* JOB
Gather all lines containing the string "React" and copy them out.

________________________________________

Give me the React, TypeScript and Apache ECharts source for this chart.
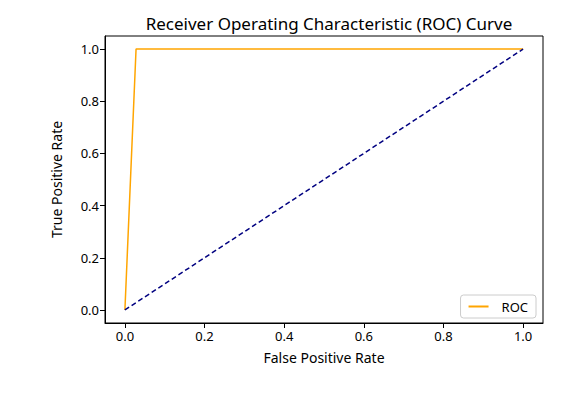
import React, { useEffect, useRef } from "react";
import * as echarts from "echarts";

const rocFpr = [0, 0.028, 1];
const rocTpr = [0, 1, 1];
const diagX = [0, 1];
const diagY = [0, 1];
const tickValues = [0, 0.2, 0.4, 0.6, 0.8, 1.0];

export default function App() {
  const ref = useRef<HTMLDivElement>(null);
  useEffect(() => {
    if (!ref.current) return;
    const chart = echarts.init(ref.current, null, { renderer: "svg" });
    const font = "Noto Sans";
    const axisCommon = (name: string, isY: boolean) => ({
      type: "value",
      min: -0.05,
      max: 1.05,
      name,
      nameLocation: "middle",
      nameGap: isY ? 42 : 27,
      nameTextStyle: { fontFamily: font, fontSize: 14, color: "#000" },
      axisLine: { show: true, onZero: false, lineStyle: { color: "#000", width: 1 } },
      axisTick: { show: true, length: 5, customValues: tickValues, lineStyle: { color: "#000" } },
      axisLabel: {
        customValues: tickValues,
        formatter: (v: number) => v.toFixed(1),
        fontFamily: font,
        fontSize: 13,
        color: "#000",
        margin: 6,
      },
      splitLine: { show: false },
    });
    chart.setOption({
      animation: false,
      backgroundColor: "#fff",
      title: {
        text: "Receiver Operating Characteristic (ROC) Curve",
        left: 324,
        textAlign: "center",
        top: 10,
        textStyle: { fontFamily: font, fontSize: 17, fontWeight: "normal", color: "#000" },
      },
      grid: { left: 105, right: 42, top: 36, bottom: 70, show: true, borderColor: "#000", borderWidth: 1 },
      xAxis: axisCommon("False Positive Rate", false),
      yAxis: axisCommon("True Positive Rate", true),
      legend: {
        right: 49,
        bottom: 75,
        orient: "vertical",
        data: [{ name: "ROC", icon: "path://M0,0H20V2H0Z" }],
        itemWidth: 28,
        itemHeight: 2,
        itemGap: 8,
        padding: [5, 8, 5, 8],
        borderColor: "#ccc",
        borderWidth: 1,
        borderRadius: 3,
        backgroundColor: "#fff",
        textStyle: { fontFamily: font, fontSize: 13, color: "#000", padding: [0, 0, 0, 4] },
      },
      series: [
        {
          name: "ROC",
          type: "line",
          data: rocFpr.map((x, i) => [x, rocTpr[i]]),
          showSymbol: false,
          lineStyle: { color: "#ffa500", width: 1.5 },
          itemStyle: { color: "#ffa500" },
        },
        {
          name: "diag",
          type: "line",
          data: diagX.map((x, i) => [x, diagY[i]]),
          showSymbol: false,
          lineStyle: { color: "#000080", width: 1.5, type: [5, 3] },
          itemStyle: { color: "#000080" },
        },
      ],
    });
    return () => chart.dispose();
  }, []);
  return <div ref={ref} style={{ width: 585, height: 393, position: "absolute", left: 0, top: 0 }} />;
}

________________________________________

* RESULT BELOW
Give me the React, TypeScript and Apache ECharts source for this chart.
import React, { useEffect, useRef } from "react";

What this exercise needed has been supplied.